Meantime a double dislocation is possible here: patriotism may be wholly identified with personal loyalty to the sovereign, while the sovereign himself, instead of making public interests his own, may direct his policy so as to satisfy his private passions. The first confusion leads to a conflict between tradition and reason; the second to the ruin of either the state or the monarchy. In a word, a symbol needs to remain transparent and to become adequate; failing in either respect, it misses its function.

[Sidenote: Feudal representation sensitive but partial.]

The feudal system offers perhaps the best illustration of a patriotism wholly submerged in loyalty. The sense of mutual obligation and service was very clear in this case; the vassal in swearing fealty knew perfectly well what sort of a bargain he was striking. A feudal government, while it lasted, was accordingly highly responsive and responsible. If false to its calling, it could be readily disowned, for it is easy to break an oath and to make new military associations, especially where territorial units are small and their links accidental. But this personal, conscious, and jealous subordination of man to man constituted a government of insignificant scope. Military functions were alone considered and the rest was allowed to shift for itself. Feudalism could have been possible only in a barbarous age when the arts existed on sufferance and lived on by little tentative resurrections. The feudal lord was a genuine representative of a very small part of his vassal’s interests. This slight bond sufficed, however, to give him a great prestige and to stimulate in him all the habits and virtues of a responsible master; so that in England, where vestiges of feudalism abound to this day, there is an aristocracy not merely titular.

[Sidenote: Monarchical representation comprehensive but treacherous.]

A highly concentrated monarchy presents the exactly opposite phenomenon. Here subordination is involuntary and mutual responsibility largely unconscious. On the other hand, the scope of representation is very wide and the monarch may well embody the whole life of the nation. A great court, with officers of state and a standing army, is sensitive to nothing so much as to general appearances and general results. The invisible forces of industry, morality, and personal ambition that really sustain the state are not studied or fomented by such a government; so that when these resources begin to fail, the ensuing catastrophes are a mystery to everybody. The king and his ministers never cease wondering how they can be so constantly unfortunate.
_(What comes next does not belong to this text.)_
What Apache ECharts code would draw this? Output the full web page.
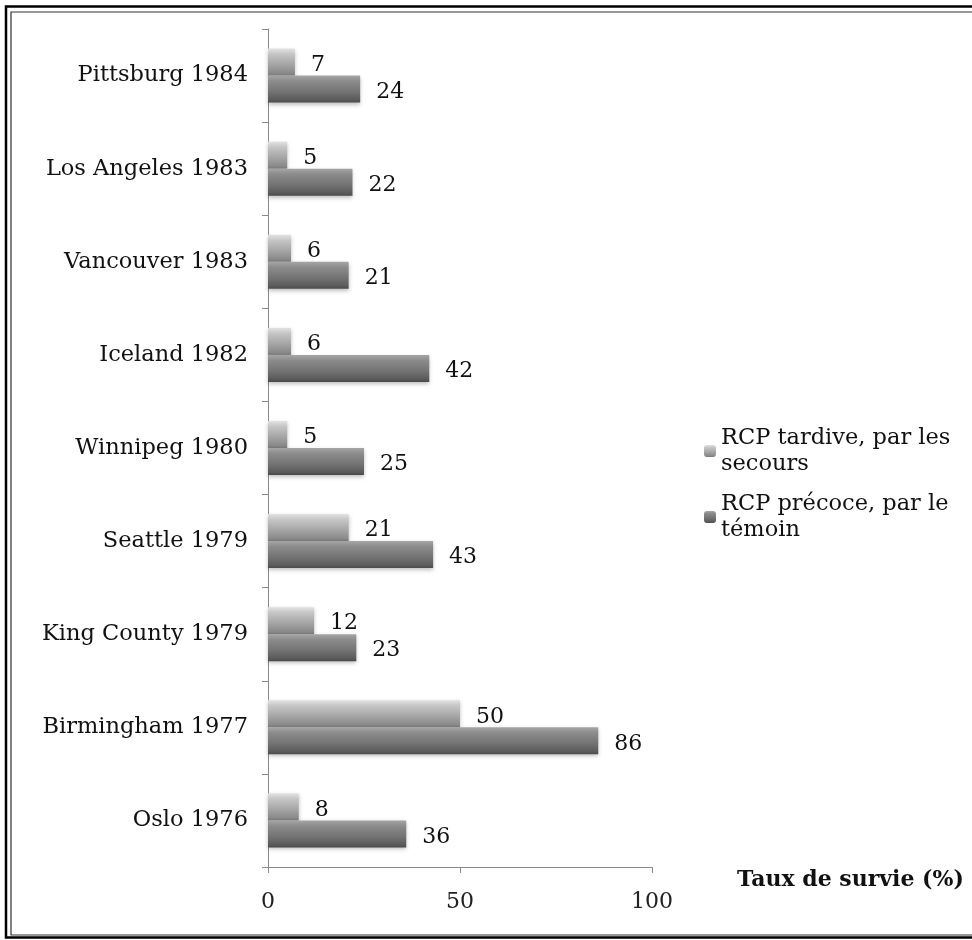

So long, however, as the nation’s vital force is unspent and taxes and soldiers are available in plenty, a great monarchy tends to turn those resources to notable results. The arts and sciences are encouraged by the patronage of men of breeding and affairs; they are disciplined into a certain firmness and amplitude which artists and scholars, if left to themselves, are commonly incapable of. Life is refined; religion itself, unless fanaticism be too hopelessly in the ascendant, is co-ordinated with other public interests and compelled to serve mankind; a liberal life is made possible; the imagination is stimulated and set free by that same brilliant concentration of all human energies which defeats practical liberty. At the same time luxury and all manner of conceits are part and parcel of such a courtly civilisation, and its best products are the first to be lost; so that very likely the dumb forces of society—hunger, conscience, and malice—will not do any great harm when they destroy those treacherous institutions which, after giving the spirit a momentary expression, had become an offence to both spirit and flesh. Observers at the time may lament the collapse of so much elegance and greatness; but nature has no memory and brushes away without a qualm her card-castle of yesterday, if a new constructive impulse possesses her to-day.
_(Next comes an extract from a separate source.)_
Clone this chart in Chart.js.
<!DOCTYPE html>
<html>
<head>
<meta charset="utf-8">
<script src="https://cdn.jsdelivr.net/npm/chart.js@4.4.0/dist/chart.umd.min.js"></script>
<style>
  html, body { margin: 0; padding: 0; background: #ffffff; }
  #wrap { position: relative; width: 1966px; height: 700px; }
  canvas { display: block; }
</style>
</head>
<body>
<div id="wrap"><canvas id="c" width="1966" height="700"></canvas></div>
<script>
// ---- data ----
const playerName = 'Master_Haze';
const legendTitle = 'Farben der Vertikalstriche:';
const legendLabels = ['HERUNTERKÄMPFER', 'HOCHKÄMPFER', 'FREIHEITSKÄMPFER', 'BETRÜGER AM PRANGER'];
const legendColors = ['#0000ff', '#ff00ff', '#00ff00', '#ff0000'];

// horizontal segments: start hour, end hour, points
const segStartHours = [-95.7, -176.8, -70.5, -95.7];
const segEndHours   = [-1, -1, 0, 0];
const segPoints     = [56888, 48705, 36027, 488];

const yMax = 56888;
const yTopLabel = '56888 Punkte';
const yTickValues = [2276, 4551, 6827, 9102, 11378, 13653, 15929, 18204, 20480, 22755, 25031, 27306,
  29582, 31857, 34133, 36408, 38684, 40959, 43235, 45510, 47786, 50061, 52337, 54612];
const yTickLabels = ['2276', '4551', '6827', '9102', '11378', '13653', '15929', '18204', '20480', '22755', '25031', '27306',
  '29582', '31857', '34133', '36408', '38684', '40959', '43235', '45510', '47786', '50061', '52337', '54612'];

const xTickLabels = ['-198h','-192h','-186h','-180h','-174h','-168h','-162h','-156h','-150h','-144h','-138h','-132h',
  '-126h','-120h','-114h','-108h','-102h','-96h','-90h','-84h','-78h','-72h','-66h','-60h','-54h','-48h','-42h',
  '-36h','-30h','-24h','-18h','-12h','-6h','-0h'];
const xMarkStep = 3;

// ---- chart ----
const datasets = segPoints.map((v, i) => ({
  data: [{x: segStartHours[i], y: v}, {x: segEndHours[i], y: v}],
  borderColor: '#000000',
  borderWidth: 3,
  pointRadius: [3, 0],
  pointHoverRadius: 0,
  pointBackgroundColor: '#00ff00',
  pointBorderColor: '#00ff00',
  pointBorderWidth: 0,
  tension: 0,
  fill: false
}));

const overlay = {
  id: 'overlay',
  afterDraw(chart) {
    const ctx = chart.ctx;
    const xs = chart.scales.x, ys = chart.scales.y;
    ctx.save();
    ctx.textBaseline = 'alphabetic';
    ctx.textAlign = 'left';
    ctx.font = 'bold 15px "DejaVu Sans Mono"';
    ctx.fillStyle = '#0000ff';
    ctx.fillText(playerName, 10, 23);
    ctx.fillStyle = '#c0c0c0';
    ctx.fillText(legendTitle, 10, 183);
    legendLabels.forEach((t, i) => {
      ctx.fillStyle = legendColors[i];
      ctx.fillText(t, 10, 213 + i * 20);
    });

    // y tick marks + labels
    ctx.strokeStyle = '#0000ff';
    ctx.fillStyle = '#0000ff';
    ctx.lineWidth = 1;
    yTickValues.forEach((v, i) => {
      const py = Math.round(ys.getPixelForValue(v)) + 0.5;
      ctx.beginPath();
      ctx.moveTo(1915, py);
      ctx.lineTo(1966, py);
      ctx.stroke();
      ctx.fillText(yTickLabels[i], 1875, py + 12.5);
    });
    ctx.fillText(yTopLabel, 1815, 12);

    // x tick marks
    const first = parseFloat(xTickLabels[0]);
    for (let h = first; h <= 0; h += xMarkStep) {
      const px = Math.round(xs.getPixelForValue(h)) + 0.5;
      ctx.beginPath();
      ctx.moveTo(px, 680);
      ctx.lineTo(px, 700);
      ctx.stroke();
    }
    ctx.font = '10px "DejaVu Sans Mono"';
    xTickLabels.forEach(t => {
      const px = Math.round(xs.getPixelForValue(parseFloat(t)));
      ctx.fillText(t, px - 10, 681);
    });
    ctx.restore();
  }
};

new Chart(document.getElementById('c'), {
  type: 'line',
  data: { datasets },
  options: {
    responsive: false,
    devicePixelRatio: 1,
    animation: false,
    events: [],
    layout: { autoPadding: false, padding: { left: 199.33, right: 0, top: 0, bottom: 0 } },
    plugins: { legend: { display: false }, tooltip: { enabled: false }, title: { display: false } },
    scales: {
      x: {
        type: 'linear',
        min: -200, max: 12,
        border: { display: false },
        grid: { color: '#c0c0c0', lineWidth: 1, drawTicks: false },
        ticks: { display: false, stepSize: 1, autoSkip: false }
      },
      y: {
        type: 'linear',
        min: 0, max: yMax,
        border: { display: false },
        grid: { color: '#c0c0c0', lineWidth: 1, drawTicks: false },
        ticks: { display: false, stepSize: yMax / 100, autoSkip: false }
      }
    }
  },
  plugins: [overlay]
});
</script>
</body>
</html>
[Sidenote: Impersonal symbols no advantage.]

Where no suitable persons are found to embody the state’s unity, other symbols have to be chosen. Besides the gods and their temples, there are the laws which may, as among the Jews and Mohammedans, become as much a fetich as any monarch, and one more long-lived; or else some traditional policy of revenge or conquest, or even the country’s name or flag, may serve this symbolic purpose. A trivial emblem, which no thinking man can substitute for the thing signified, is not so great an advantage as at first sight it might seem; for in the first place men are often thoughtless and adore words and symbols with a terrible earnestness; while, on the other hand, an abstract token, because of its natural insipidity, can be made to stand for anything; so that patriotism, when it uses pompous words alone for its stimulus, is very apt to be a cloak for private interests, which the speaker may sincerely conceive to be the only interests in question.

[Sidenote: Patriotism not self-interest, save to the social man whose aims are ideal.]

The essence of patriotism is thus annulled, for patriotism does not consist in considering the private and sordid interests of others as well as one’s own, by a kind of sympathy which is merely vicarious or epidemic selfishness; patriotism consists rather in being sensitive to a set of interests which no one could have had if he had lived in isolation, but which accrue to men conscious of living in society, and in a society having the scope and history of a nation. It was the vice of liberalism to believe that common interests covered nothing but the sum of those objects which each individual might pursue alone; whereby science, religion, art, language, and nationality itself would cease to be matters of public concern and would appeal to the individual merely as instruments. The welfare of a flock of sheep is secured if each is well fed and watered, but the welfare of a human society involves the partial withdrawal of every member from such pursuits to attend instead to memory and to ideal possessions; these involve a certain conscious continuity and organisation in the state not necessary for animal existence. It is not for man’s interest to live unless he can live in the spirit, because his spiritual capacity, when unused, will lacerate and derange even his physical life. The brutal individualist falls into the same error into which despots fall when they declare war out of personal pique or tax the people to build themselves a pyramid, not discerning their country’s interests, which they might have appropriated, from interests of their own which no one else can share.

Democracies, too, are full of patriots of this lordly stripe, men whose patriotism consists in joy at their personal possessions and in desire to increase them. The resultant of general selfishness might conceivably be a general order; but though intelligent selfishness, if universal, might suffice for good government, it could not suffice for nationality. Patriotism is an imaginative passion, and imagination is ingenuous. The value of patriotism is not utilitarian, but ideal. It belongs to the free forms of society and ennobles a man not so much because it nerves him to work or to die, which the basest passions may also do, but because it associates him, in working or dying, with an immortal and friendly companion, the spirit of his race. This he received from his ancestors tempered by their achievements, and may transmit to posterity qualified by his own.